We had the amazing opportunity to have a heart to heart with Octavia after the luncheon and she poured out about the importance of mentorship. As she embraced young actress, J.Lee, you could see them connecting and building this beautiful rapport. While this actress did not have a mentor growing up, she remembers learning much from Whoopi Goldberg. Spencer told us, “She shared some solid advice and that was be true to yourself at the end of the day. I know what that means now.”
We asked the Hidden Figures actress what advice she would share with aspiring actresses like J.Lee and she said, “1. Train because it does not come naturally and while some people make it look easy, it’s not. 2. Live your life because life experiences is what an actor brings to a role. If you haven’t lived and gone on those trips and experienced things then you’re not going to be able to bring depth to the role. If you think that you will be an overnight success, then acting isn’t for you. Most people I know became successful in their 40s. I became successful in my 40s. It’s a marathon not a sprint.”
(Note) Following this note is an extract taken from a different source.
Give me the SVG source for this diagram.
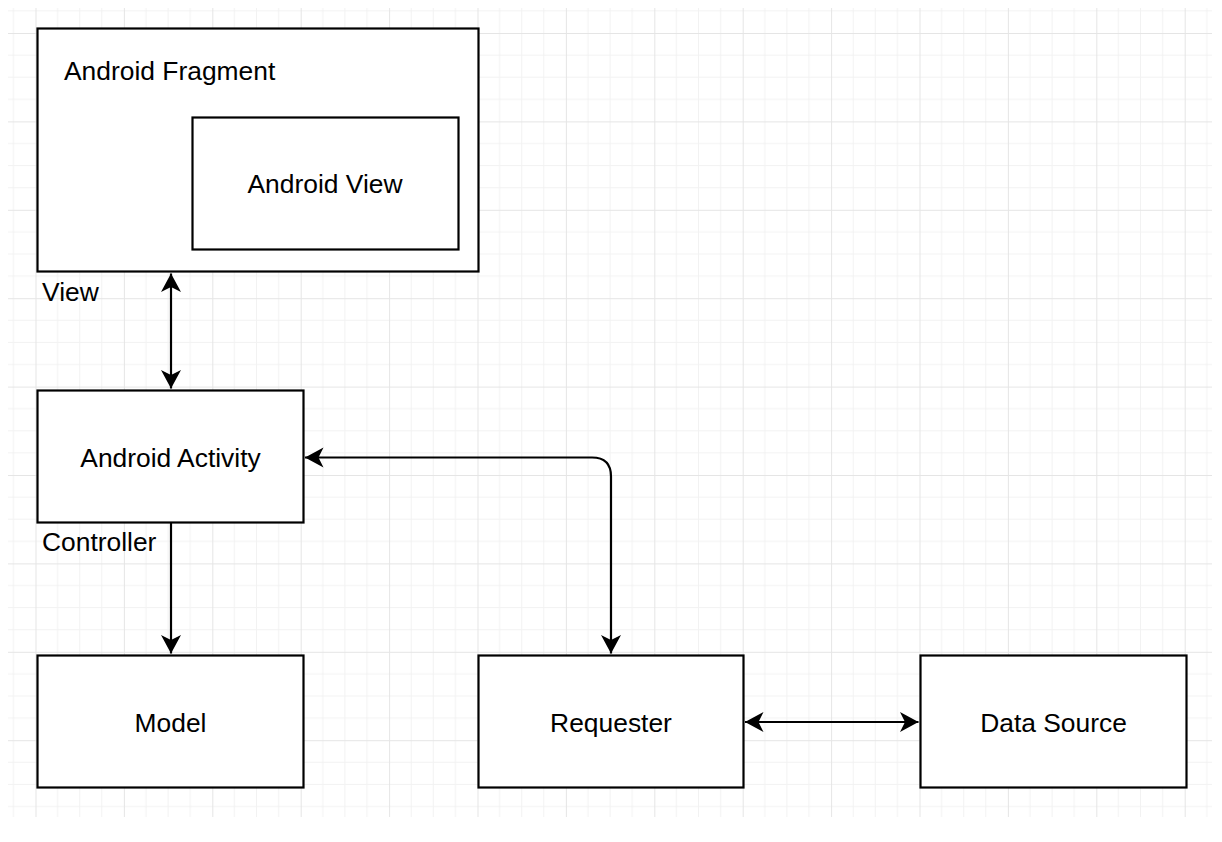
<svg xmlns="http://www.w3.org/2000/svg" width="1222" height="842" viewBox="0 0 1222 842">
  <defs>
    <pattern id="grid" patternUnits="userSpaceOnUse" x="35.5" y="33" width="88.4" height="88.4">
      <path d="M22.1,0 V88.4 M44.2,0 V88.4 M66.3,0 V88.4 M0,22.1 H88.4 M0,44.2 H88.4 M0,66.3 H88.4" stroke="#f2f2f2" stroke-width="1" fill="none"/>
      <path d="M0.5,0 V88.4 M0,0.5 H88.4" stroke="#e5e5e5" stroke-width="1" fill="none"/>
    </pattern>
    <marker id="arr" viewBox="-20 -11 22 22" refX="0" refY="0" markerWidth="22" markerHeight="22" markerUnits="userSpaceOnUse" orient="auto-start-reverse">
      <path d="M0,0 L-18.5,-10 L-13.5,0 L-18.5,10 Z" fill="#000"/>
    </marker>
    <style>
      .box { fill: #fff; stroke: #000; stroke-width: 2.2; }
      .lbl { font-family: "Liberation Sans", Arial, Helvetica, sans-serif; font-size: 26.4px; fill: #000; }
      .mid { text-anchor: middle; }
      .edge { fill: none; stroke: #000; stroke-width: 2.2; marker-start: url(#arr); marker-end: url(#arr); }
    </style>
  </defs>
  <rect x="0" y="0" width="1222" height="842" fill="#fff"/>
  <rect x="8" y="8" width="1204" height="809" fill="url(#grid)"/>

  <g id="fragment">
    <rect class="box" x="37.5" y="28.5" width="441" height="243"/>
    <text class="lbl" x="64" y="80">Android Fragment</text>
  </g>
  <g id="android-view">
    <rect class="box" x="192.5" y="117.5" width="266" height="132"/>
    <text class="lbl mid" x="325" y="193">Android View</text>
  </g>
  <g id="view-label">
    <text class="lbl" x="42" y="301">View</text>
  </g>
  <g id="activity">
    <rect class="box" x="37.5" y="390.5" width="266" height="132"/>
    <text class="lbl mid" x="170.5" y="466.5">Android Activity</text>
  </g>
  <g id="controller-label">
    <text class="lbl" x="42" y="551">Controller</text>
  </g>
  <g id="model">
    <rect class="box" x="37.5" y="655.5" width="266" height="132"/>
    <text class="lbl mid" x="170.5" y="731.5">Model</text>
  </g>
  <g id="requester">
    <rect class="box" x="478.5" y="655.5" width="265" height="132"/>
    <text class="lbl mid" x="611" y="731.5">Requester</text>
  </g>
  <g id="data-source">
    <rect class="box" x="920.5" y="655.5" width="266" height="132"/>
    <text class="lbl mid" x="1053.5" y="731.5">Data Source</text>
  </g>

  <g id="connectors">
    <path class="edge" d="M171,273.5 L171,388.5"/>
    <path class="edge" d="M171,523 L171,653.5" style="marker-start:none"/>
    <path class="edge" d="M305,457.5 L592,457.5 Q611,457.5 611,476.5 L611,653.5"/>
    <path class="edge" d="M745,722 L918.5,722"/>
  </g>
</svg>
It is also very interesting that Spencer does not want to take on the title of “role model” because she realizes that she will do things that people like and dislike. Above all, she strives to make her mother proud of her by keeping her legacy intact. “I just want to be the best person I can be,” Octavia said. Amazingly enough, J.Lee left the room feeling empowered and inspired. Lee said, “After meeting Octavia Spencer, I had to pinch myself. Days later it still felt like a dream! I really enjoyed hearing her speak, and I'm motivated to work harder at being a great actress like Octavia."